Single by Japan

from the album Gentlemen Take Polaroids
- B-side: "The Experience of Swimming"
- Released: 10 October 1980
- Genre: New wave
- Length: 3:28 (single version); 7:08 (album version);
- Label: Virgin
- Songwriter: David Sylvian
- Producer: John Punter

Japan singles chronology
| "I Second That Emotion" (1980) | "Gentlemen Take Polaroids" (1980) | "The Art of Parties" (1981) |

= Gentlemen Take Polaroids (song) =

1980 single by Japan

"Gentlemen Take Polaroids" is a song by English new wave band Japan, released as a single from the album of the same name in October 1980. It was the band's first charting single in the UK, peaking at number 60.

==Composition==
The song started with a keyboard line by David Sylvian. Richard Barbieri added the keyboard melody, Steve Jansen the drums and Mick Karn plays oboe on the track. Sylvian composed the chorus and the vocal melody and wrote the lyrics. According to guitarist Rob Dean the band worked quite long on the song compared to the other tracks on the forthcoming album.

==Release and promotion==
The single was Japan's first release on Virgin Records in October 1980 and their first entry on the UK Singles Chart at number 60. The B-side featured "The Experience of Swimming", an instrumental track composed by Richard Barbieri. A double single EP was also released including two exclusive tracks, "The Width of a Room", the only Japan track written by Rob Dean, and a version of "Burning Bridges" produced by David Sylvian. The cover featured a photo of David Sylvian and the gatefold doublepack showed a colour photo of the band when unfolded. A promotional music video for "Gentlemen Take Polaroids" was made, but it was never shown on British television at the time.

== Reception ==
The single was the band's first release under Virgin Records and, according to writer Martin Power, "established a clever music bridge between the refined groove of Quiet Life and the band's forthcoming LP".
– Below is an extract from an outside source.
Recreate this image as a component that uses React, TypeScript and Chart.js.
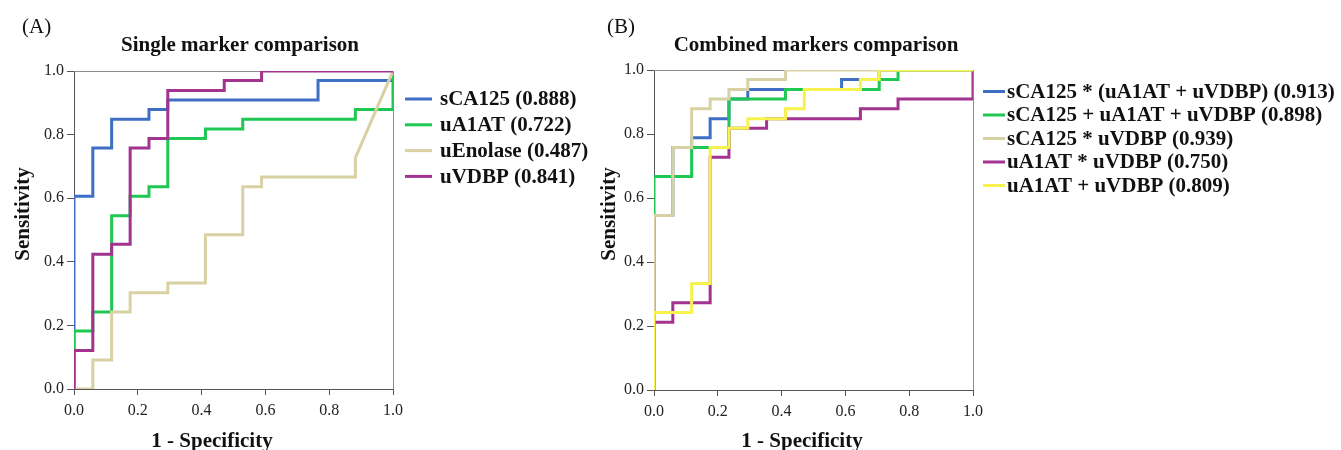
import React, { useEffect, useRef } from 'react';
import { Chart, registerables } from 'chart.js';

Chart.register(...registerables);

// ---------- shared axes ----------
const tickValues = [0, 0.2, 0.4, 0.6, 0.8, 1.0];
const tickLabels = ['0.0', '0.2', '0.4', '0.6', '0.8', '1.0'];
const xAxisTitle = '1 - Specificity';
const yAxisTitle = 'Sensitivity';

// ---------- Panel A: single markers ----------
const panelALabel = '(A)';
const panelATitle = 'Single marker comparison';
const singleLabels = ['sCA125 (0.888)', 'uA1AT (0.722)', 'uEnolase (0.487)', 'uVDBP (0.841)'];
const singleColors = ['#3f6fc4', '#1ec853', '#d8d1a3', '#a2338f'];

const sCA125X = [0, 0, 0.059, 0.059, 0.118, 0.118, 0.235, 0.235, 0.294, 0.294, 0.765, 0.765, 1, 1];
const sCA125Y = [0, 0.606, 0.606, 0.758, 0.758, 0.848, 0.848, 0.879, 0.879, 0.909, 0.909, 0.97, 0.97, 1];

const uA1ATX = [0, 0, 0.059, 0.059, 0.118, 0.118, 0.176, 0.176, 0.235, 0.235, 0.294, 0.294, 0.412, 0.412, 0.529, 0.529, 0.882, 0.882, 1, 1];
const uA1ATY = [0, 0.182, 0.182, 0.242, 0.242, 0.545, 0.545, 0.606, 0.606, 0.636, 0.636, 0.788, 0.788, 0.818, 0.818, 0.848, 0.848, 0.879, 0.879, 1];

const uEnolaseX = [0, 0.059, 0.059, 0.118, 0.118, 0.176, 0.176, 0.294, 0.294, 0.412, 0.412, 0.529, 0.529, 0.588, 0.588, 0.882, 0.882, 1];
const uEnolaseY = [0, 0, 0.091, 0.091, 0.242, 0.242, 0.303, 0.303, 0.333, 0.333, 0.485, 0.485, 0.636, 0.636, 0.667, 0.667, 0.727, 1];

const uVDBPX = [0, 0, 0.059, 0.059, 0.118, 0.118, 0.176, 0.176, 0.235, 0.235, 0.294, 0.294, 0.471, 0.471, 0.588, 0.588, 1];
const uVDBPY = [0, 0.121, 0.121, 0.424, 0.424, 0.455, 0.455, 0.758, 0.758, 0.788, 0.788, 0.939, 0.939, 0.97, 0.97, 1, 1];

// ---------- Panel B: combined markers ----------
const panelBLabel = '(B)';
const panelBTitle = 'Combined markers comparison';
const comboLabels = [
  'sCA125 * (uA1AT + uVDBP) (0.913)',
  'sCA125 + uA1AT + uVDBP (0.898)',
  'sCA125 * uVDBP (0.939)',
  'uA1AT * uVDBP (0.750)',
  'uA1AT + uVDBP (0.809)',
];
const comboColors = ['#3f6fc4', '#1ec853', '#d8d1a3', '#a2338f', '#f7f24e'];

const caTimesSumX = [0, 0, 0.059, 0.059, 0.118, 0.118, 0.176, 0.176, 0.235, 0.235, 0.294, 0.294, 0.588, 0.588, 0.706, 0.706, 1];
const caTimesSumY = [0, 0.545, 0.545, 0.758, 0.758, 0.788, 0.788, 0.848, 0.848, 0.909, 0.909, 0.939, 0.939, 0.97, 0.97, 1, 1];

const caPlusAllX = [0, 0, 0.118, 0.118, 0.235, 0.235, 0.412, 0.412, 0.706, 0.706, 0.765, 0.765, 1];
const caPlusAllY = [0, 0.667, 0.667, 0.758, 0.758, 0.909, 0.909, 0.939, 0.939, 0.97, 0.97, 1, 1];

const caTimesVdbpX = [0, 0, 0.059, 0.059, 0.118, 0.118, 0.176, 0.176, 0.235, 0.235, 0.294, 0.294, 0.412, 0.412, 1];
const caTimesVdbpY = [0, 0.545, 0.545, 0.758, 0.758, 0.879, 0.879, 0.909, 0.909, 0.939, 0.939, 0.97, 0.97, 1, 1];

const a1atTimesVdbpX = [0, 0, 0.059, 0.059, 0.176, 0.176, 0.235, 0.235, 0.353, 0.353, 0.647, 0.647, 0.765, 0.765, 1, 1];
const a1atTimesVdbpY = [0, 0.212, 0.212, 0.273, 0.273, 0.727, 0.727, 0.818, 0.818, 0.848, 0.848, 0.879, 0.879, 0.909, 0.909, 1];

const a1atPlusVdbpX = [0, 0, 0.118, 0.118, 0.176, 0.176, 0.235, 0.235, 0.294, 0.294, 0.412, 0.412, 0.471, 0.471, 0.647, 0.647, 0.706, 0.706, 1];
const a1atPlusVdbpY = [0, 0.242, 0.242, 0.333, 0.333, 0.758, 0.758, 0.818, 0.818, 0.848, 0.848, 0.879, 0.879, 0.939, 0.939, 0.97, 0.97, 1, 1];

const singleSeries = [
  [sCA125X, sCA125Y],
  [uA1ATX, uA1ATY],
  [uEnolaseX, uEnolaseY],
  [uVDBPX, uVDBPY],
];
const comboSeries = [
  [caTimesSumX, caTimesSumY],
  [caPlusAllX, caPlusAllY],
  [caTimesVdbpX, caTimesVdbpY],
  [a1atTimesVdbpX, a1atTimesVdbpY],
  [a1atPlusVdbpX, a1atPlusVdbpY],
];

const SERIF = '"Liberation Serif", "Times New Roman", serif';

type Decor = {
  id: string;
  panelLabel: string;
  panelLabelX: number;
  title: string;
  titleX: number;
  xTitleX: number;
  yTitleX: number;
  legendSampleX1: number;
  legendSampleX2: number;
  legendTextX: number;
  legendY0: number;
  legendDy: number;
  labels: string[];
  colors: string[];
};

function makeDecorPlugin(d: Decor) {
  return {
    id: d.id,
    beforeDatasetsDraw(chart: any) {
      const { ctx, chartArea: a } = chart;
      ctx.save();
      ctx.strokeStyle = '#8c8c8c';
      ctx.lineWidth = 1;
      ctx.beginPath();
      ctx.moveTo(Math.round(a.left), Math.round(a.top) + 0.5);
      ctx.lineTo(Math.round(a.right) + 0.5, Math.round(a.top) + 0.5);
      ctx.lineTo(Math.round(a.right) + 0.5, Math.round(a.bottom));
      ctx.stroke();
      ctx.restore();
    },
    afterDraw(chart: any) {
      const { ctx } = chart;
      ctx.save();
      ctx.fillStyle = '#111';
      // panel label
      ctx.font = `21px ${SERIF}`;
      ctx.textAlign = 'left';
      ctx.textBaseline = 'alphabetic';
      ctx.fillText(d.panelLabel, d.panelLabelX, 33);
      // title
      ctx.font = `bold 21px ${SERIF}`;
      ctx.textAlign = 'center';
      ctx.fillText(d.title, d.titleX, 51);
      // x axis title
      ctx.fillText(xAxisTitle, d.xTitleX, 447);
      // y axis title
      ctx.save();
      ctx.translate(d.yTitleX, 214);
      ctx.rotate(-Math.PI / 2);
      ctx.textAlign = 'center';
      ctx.textBaseline = 'alphabetic';
      ctx.fillText(yAxisTitle, 0, 0);
      ctx.restore();
      // legend
      ctx.font = `bold 21px ${SERIF}`;
      ctx.textAlign = 'left';
      ctx.textBaseline = 'middle';
      d.labels.forEach((lab, i) => {
        const y = d.legendY0 + i * d.legendDy;
        ctx.strokeStyle = d.colors[i];
        ctx.lineWidth = 3;
        ctx.beginPath();
        ctx.moveTo(d.legendSampleX1, y);
        ctx.lineTo(d.legendSampleX2, y);
        ctx.stroke();
        ctx.fillStyle = '#111';
        ctx.fillText(lab, d.legendTextX, y + 1);
      });
      ctx.restore();
    },
  };
}

type PanelProps = {
  left: number;
  width: number;
  yAxisWidth: number;
  plotRight: number;
  plotTop: number;
  xAxisHeight: number;
  series: number[][][];
  labels: string[];
  colors: string[];
  decor: Decor;
};

function Panel(p: PanelProps) {
  const ref = useRef<HTMLCanvasElement | null>(null);
  useEffect(() => {
    if (!ref.current) return;
    const datasets = p.series.map(([xs, ys], i) => ({
      label: p.labels[i],
      data: xs.map((x, k) => ({ x, y: ys[k] })),
      borderColor: p.colors[i],
      backgroundColor: p.colors[i],
      borderWidth: 3,
      pointRadius: 0,
      tension: 0,
      fill: false,
      order: -i,
    }));
    const tickFont = { family: SERIF, size: 16 };
    const chart = new Chart(ref.current, {
      type: 'line',
      data: { datasets },
      options: {
        responsive: false,
        animation: false,
        devicePixelRatio: 1,
        layout: { padding: { top: p.plotTop, right: p.width - p.plotRight, left: 0, bottom: 0 } },
        plugins: { legend: { display: false }, tooltip: { enabled: false }, title: { display: false } },
        scales: {
          x: {
            type: 'linear',
            min: 0,
            max: 1,
            afterBuildTicks: (s: any) => { s.ticks = tickValues.map((v) => ({ value: v })); },
            afterFit: (s: any) => { s.height = p.xAxisHeight; },
            ticks: {
              font: tickFont,
              color: '#222',
              padding: 6,
              maxRotation: 0,
              callback: (_v: any, i: number) => tickLabels[i],
            },
            grid: { drawOnChartArea: false, drawTicks: true, tickLength: 6, color: '#555' },
            border: { display: true, color: '#555', width: 1 },
          },
          y: {
            type: 'linear',
            min: 0,
            max: 1,
            afterBuildTicks: (s: any) => { s.ticks = tickValues.map((v) => ({ value: v })); },
            afterFit: (s: any) => { s.width = p.yAxisWidth; },
            ticks: {
              font: tickFont,
              color: '#222',
              padding: 3,
              callback: (_v: any, i: number) => tickLabels[i],
            },
            grid: { drawOnChartArea: false, drawTicks: true, tickLength: 7, color: '#555' },
            border: { display: true, color: '#555', width: 1 },
          },
        },
      },
      plugins: [makeDecorPlugin(p.decor)],
    } as any);
    return () => chart.destroy();
  }, []);
  return (
    <canvas
      ref={ref}
      width={p.width}
      height={450}
      style={{ position: 'absolute', left: p.left, top: 0, width: p.width, height: 450, display: 'block' }}
    />
  );
}

export default function App() {
  useEffect(() => {
    document.body.style.margin = '0';
    document.body.style.background = '#fff';
  }, []);
  return (
    <div style={{ position: 'relative', width: 1341, height: 450, background: '#fff', overflow: 'hidden' }}>
      <Panel
        left={0}
        width={600}
        yAxisWidth={74}
        plotRight={393}
        plotTop={71}
        xAxisHeight={61}
        series={singleSeries}
        labels={singleLabels}
        colors={singleColors}
        decor={{
          id: 'decorA',
          panelLabel: panelALabel,
          panelLabelX: 22,
          title: panelATitle,
          titleX: 240,
          xTitleX: 212,
          yTitleX: 29,
          legendSampleX1: 405,
          legendSampleX2: 432,
          legendTextX: 440,
          legendY0: 99,
          legendDy: 25.8,
          labels: singleLabels,
          colors: singleColors,
        }}
      />
      <Panel
        left={600}
        width={741}
        yAxisWidth={54}
        plotRight={373}
        plotTop={70}
        xAxisHeight={60}
        series={comboSeries}
        labels={comboLabels}
        colors={comboColors}
        decor={{
          id: 'decorB',
          panelLabel: panelBLabel,
          panelLabelX: 7,
          title: panelBTitle,
          titleX: 216,
          xTitleX: 202,
          yTitleX: 15,
          legendSampleX1: 383,
          legendSampleX2: 405,
          legendTextX: 407,
          legendY0: 91.5,
          legendDy: 23.5,
          labels: comboLabels,
          colors: comboColors,
        }}
      />
    </div>
  );
}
It has been described as a "dynamic masterpiece alternating between the experimental, free-floating middle parts, and the casual pop chorus found throughout the song" and "both complex and catchy". However, reviewing the song for Record Mirror, Ronnie Gurr described the single as having an "awful title and mellifluously nondescript Roxy rip-off A-side. Elsewhere Eno's school of modern bland-out muzak that's so dull and nondescript, one can't ignore the fact the damn stuff takes hold".
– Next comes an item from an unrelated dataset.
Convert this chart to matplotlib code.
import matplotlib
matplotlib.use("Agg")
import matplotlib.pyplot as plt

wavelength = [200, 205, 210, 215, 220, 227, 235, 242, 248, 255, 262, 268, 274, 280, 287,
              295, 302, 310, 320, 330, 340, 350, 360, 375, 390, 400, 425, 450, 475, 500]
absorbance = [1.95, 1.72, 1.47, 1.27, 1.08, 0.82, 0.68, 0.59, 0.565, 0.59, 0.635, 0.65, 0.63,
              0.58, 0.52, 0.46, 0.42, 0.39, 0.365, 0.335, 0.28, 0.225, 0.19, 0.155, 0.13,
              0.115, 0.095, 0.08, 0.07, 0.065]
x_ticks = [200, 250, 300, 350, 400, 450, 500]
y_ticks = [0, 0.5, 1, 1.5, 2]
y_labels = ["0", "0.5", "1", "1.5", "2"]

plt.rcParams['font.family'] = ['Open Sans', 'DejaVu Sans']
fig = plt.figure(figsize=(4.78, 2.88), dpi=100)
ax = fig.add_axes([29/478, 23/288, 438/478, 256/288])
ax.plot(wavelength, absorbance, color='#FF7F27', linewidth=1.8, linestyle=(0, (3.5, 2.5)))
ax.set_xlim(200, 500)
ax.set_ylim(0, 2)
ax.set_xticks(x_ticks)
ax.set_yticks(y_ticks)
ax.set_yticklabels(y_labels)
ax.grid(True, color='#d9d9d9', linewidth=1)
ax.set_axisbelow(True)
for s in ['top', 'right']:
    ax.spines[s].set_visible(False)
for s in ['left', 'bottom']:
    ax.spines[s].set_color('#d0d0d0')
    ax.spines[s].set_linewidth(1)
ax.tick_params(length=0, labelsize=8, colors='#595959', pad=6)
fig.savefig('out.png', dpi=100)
Smash Hits reviewer Steve Taylor wrote: "'Polaroids' is one of their elegant retreads of mid-period Roxy Music — even down to the detail of using the same producer — and it's attractively smooth and syrupy. The sounds are generously ladled over an appropriately oriental sounding hook that isn't quite strong enough to close the credibility gap yet."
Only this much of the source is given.